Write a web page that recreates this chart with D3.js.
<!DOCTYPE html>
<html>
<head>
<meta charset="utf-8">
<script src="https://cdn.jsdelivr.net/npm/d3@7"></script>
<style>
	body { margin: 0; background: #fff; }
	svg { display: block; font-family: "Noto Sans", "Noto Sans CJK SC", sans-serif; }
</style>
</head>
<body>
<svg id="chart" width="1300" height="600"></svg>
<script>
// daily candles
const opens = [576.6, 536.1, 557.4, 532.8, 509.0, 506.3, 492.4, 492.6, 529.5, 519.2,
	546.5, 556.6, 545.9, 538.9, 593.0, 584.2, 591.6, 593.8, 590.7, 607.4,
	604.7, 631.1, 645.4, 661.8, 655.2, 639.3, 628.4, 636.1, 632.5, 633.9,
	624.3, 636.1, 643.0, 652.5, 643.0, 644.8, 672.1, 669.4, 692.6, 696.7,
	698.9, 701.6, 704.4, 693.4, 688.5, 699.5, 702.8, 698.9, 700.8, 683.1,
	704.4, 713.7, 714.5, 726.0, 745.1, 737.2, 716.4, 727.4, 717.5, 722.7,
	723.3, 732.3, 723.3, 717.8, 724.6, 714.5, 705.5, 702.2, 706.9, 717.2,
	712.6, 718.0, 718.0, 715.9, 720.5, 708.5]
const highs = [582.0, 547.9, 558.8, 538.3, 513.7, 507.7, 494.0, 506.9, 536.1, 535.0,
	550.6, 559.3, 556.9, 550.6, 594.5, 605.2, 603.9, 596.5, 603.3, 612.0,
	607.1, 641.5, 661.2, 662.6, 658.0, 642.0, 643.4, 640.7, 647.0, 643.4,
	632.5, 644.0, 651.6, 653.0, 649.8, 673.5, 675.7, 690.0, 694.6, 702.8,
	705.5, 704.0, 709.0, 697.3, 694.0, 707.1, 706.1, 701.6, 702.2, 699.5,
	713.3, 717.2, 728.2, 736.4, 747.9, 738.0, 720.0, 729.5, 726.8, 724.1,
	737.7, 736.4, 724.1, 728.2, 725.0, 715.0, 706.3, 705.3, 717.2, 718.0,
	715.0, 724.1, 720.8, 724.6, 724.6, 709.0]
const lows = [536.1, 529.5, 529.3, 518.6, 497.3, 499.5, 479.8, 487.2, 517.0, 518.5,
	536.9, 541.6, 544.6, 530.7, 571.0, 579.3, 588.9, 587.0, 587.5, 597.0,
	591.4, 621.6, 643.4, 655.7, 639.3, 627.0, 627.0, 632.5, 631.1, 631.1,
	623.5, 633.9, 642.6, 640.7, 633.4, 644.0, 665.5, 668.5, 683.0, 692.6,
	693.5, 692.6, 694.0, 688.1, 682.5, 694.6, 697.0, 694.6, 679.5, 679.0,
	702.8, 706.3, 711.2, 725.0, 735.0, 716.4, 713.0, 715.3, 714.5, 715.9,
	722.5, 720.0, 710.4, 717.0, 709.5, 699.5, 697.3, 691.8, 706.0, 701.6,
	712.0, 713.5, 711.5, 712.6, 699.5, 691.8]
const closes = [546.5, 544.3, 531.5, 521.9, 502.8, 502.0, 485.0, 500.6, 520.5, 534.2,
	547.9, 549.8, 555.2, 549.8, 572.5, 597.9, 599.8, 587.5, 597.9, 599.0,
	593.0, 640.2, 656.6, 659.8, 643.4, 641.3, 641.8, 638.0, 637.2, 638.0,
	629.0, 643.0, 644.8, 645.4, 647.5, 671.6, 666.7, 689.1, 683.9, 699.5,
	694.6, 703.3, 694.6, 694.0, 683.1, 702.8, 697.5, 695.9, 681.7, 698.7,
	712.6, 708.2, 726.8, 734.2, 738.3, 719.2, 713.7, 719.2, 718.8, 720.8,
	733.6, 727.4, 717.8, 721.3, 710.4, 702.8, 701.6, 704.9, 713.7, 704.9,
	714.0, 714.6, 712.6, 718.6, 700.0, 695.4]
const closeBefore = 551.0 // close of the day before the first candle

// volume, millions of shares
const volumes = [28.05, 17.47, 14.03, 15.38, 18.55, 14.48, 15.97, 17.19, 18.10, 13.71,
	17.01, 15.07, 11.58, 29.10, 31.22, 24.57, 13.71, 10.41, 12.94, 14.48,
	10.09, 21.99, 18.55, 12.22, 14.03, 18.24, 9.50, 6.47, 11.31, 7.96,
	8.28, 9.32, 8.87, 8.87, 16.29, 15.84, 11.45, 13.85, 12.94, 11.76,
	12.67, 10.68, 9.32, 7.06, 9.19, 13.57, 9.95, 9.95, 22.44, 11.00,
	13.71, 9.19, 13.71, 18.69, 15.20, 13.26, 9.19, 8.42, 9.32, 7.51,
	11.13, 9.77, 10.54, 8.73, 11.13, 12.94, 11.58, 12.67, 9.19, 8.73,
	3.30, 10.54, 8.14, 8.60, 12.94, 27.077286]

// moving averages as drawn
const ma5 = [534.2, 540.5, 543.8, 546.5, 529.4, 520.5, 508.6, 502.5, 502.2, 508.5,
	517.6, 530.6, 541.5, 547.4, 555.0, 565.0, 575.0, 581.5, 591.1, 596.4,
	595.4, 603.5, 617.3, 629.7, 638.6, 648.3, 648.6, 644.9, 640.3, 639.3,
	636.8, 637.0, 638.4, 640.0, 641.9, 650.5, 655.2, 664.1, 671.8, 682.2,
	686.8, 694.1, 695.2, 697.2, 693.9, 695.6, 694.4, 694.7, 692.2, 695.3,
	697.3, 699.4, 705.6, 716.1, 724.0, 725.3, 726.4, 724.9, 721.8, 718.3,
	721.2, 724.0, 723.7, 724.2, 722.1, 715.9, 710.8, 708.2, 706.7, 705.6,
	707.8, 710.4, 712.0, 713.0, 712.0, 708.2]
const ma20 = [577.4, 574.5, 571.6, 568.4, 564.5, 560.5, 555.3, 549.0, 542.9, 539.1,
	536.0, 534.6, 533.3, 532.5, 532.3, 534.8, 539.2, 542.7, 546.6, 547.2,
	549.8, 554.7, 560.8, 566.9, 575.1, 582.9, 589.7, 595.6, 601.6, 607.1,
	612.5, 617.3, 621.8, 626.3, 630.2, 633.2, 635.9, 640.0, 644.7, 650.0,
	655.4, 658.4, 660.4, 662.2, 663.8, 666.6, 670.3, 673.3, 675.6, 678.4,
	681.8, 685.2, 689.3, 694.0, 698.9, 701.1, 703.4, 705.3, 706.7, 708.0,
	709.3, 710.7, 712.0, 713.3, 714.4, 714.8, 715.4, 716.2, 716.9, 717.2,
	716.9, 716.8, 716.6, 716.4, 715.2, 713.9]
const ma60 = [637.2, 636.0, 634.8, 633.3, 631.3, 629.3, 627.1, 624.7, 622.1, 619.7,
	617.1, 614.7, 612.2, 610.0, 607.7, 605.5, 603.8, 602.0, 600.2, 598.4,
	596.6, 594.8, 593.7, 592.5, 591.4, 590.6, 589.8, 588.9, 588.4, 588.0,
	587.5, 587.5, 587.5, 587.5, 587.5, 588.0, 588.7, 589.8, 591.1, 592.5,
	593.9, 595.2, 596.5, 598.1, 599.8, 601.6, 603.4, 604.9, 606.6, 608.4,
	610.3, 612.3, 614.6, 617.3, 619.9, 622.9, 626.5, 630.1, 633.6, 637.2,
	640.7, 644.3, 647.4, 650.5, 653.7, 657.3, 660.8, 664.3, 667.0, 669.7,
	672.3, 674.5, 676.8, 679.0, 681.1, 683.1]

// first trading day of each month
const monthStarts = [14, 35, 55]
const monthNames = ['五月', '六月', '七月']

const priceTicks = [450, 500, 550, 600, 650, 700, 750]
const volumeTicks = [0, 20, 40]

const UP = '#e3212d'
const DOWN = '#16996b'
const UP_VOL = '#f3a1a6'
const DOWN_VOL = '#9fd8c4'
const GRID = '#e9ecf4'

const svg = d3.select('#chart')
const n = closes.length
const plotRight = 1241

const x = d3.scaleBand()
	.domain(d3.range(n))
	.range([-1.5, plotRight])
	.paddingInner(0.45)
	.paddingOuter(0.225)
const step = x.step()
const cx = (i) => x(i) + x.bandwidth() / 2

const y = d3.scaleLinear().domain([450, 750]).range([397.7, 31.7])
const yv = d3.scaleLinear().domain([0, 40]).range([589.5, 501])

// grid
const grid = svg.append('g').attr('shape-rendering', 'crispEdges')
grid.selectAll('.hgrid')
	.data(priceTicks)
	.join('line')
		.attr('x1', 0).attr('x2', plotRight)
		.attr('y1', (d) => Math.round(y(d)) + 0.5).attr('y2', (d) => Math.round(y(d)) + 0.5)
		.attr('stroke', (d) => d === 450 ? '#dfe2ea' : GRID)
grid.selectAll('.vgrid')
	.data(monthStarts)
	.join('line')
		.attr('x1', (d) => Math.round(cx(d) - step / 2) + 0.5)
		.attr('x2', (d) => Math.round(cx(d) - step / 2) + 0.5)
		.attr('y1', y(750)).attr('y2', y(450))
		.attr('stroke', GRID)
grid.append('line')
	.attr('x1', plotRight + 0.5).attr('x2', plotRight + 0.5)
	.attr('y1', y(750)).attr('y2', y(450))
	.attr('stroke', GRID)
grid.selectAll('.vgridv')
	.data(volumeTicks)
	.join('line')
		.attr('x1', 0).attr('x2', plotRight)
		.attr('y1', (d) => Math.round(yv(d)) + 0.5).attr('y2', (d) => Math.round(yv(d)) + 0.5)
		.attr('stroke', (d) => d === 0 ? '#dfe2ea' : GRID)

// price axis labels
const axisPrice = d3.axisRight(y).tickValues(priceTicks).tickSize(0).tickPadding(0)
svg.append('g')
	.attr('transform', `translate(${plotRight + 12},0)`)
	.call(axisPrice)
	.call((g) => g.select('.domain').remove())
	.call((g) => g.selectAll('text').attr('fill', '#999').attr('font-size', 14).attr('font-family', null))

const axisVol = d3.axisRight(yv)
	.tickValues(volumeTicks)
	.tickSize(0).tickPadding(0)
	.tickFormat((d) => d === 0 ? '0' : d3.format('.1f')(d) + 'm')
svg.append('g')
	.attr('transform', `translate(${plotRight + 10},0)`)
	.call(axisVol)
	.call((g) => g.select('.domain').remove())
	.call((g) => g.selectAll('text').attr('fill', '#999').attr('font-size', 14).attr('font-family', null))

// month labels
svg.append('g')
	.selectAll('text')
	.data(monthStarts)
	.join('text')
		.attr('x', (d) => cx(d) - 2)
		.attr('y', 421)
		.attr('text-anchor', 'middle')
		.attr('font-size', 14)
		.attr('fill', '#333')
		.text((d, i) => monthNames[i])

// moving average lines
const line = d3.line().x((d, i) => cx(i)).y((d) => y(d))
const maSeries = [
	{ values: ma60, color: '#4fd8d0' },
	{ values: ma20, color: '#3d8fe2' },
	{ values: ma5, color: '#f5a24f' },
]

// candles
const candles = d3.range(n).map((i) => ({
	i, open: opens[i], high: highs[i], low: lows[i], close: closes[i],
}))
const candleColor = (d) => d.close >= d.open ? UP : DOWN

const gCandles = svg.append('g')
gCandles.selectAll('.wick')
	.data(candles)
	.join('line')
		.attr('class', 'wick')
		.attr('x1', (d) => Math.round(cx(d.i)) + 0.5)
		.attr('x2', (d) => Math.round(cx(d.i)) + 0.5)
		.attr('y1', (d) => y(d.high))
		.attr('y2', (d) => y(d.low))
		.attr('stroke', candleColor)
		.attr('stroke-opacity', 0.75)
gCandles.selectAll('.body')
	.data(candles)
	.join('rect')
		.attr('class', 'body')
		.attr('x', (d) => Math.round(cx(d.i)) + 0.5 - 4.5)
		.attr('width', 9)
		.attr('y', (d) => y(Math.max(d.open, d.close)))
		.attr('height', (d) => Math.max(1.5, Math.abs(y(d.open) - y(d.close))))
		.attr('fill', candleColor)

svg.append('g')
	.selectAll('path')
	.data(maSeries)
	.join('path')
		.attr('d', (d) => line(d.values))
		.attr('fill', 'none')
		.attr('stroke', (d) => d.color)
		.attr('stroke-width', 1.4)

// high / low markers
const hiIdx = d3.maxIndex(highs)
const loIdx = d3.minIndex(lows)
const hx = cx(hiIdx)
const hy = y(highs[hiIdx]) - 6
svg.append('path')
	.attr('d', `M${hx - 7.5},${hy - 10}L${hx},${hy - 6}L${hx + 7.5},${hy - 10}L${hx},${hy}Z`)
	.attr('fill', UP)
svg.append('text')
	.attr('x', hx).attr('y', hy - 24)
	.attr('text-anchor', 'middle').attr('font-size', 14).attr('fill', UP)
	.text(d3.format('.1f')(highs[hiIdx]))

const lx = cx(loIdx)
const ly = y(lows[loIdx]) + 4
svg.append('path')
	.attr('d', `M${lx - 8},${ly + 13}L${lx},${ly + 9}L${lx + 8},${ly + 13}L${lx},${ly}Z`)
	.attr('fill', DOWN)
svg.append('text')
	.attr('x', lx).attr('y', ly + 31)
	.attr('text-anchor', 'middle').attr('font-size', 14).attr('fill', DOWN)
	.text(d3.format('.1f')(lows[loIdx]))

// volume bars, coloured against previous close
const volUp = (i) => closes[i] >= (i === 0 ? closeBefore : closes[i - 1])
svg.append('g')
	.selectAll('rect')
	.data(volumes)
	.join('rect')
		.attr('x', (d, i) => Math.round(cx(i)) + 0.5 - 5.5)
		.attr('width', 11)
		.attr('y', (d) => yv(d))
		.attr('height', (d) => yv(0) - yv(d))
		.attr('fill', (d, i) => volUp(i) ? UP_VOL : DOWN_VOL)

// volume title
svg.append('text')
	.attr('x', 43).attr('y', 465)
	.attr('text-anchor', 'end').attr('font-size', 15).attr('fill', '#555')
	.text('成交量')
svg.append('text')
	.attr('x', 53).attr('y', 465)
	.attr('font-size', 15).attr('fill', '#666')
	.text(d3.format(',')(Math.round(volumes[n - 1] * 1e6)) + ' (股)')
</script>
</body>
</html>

GIVEN TASK: Output nothing but the number of lines in the data containing the string "chart".

SOLUTION: 3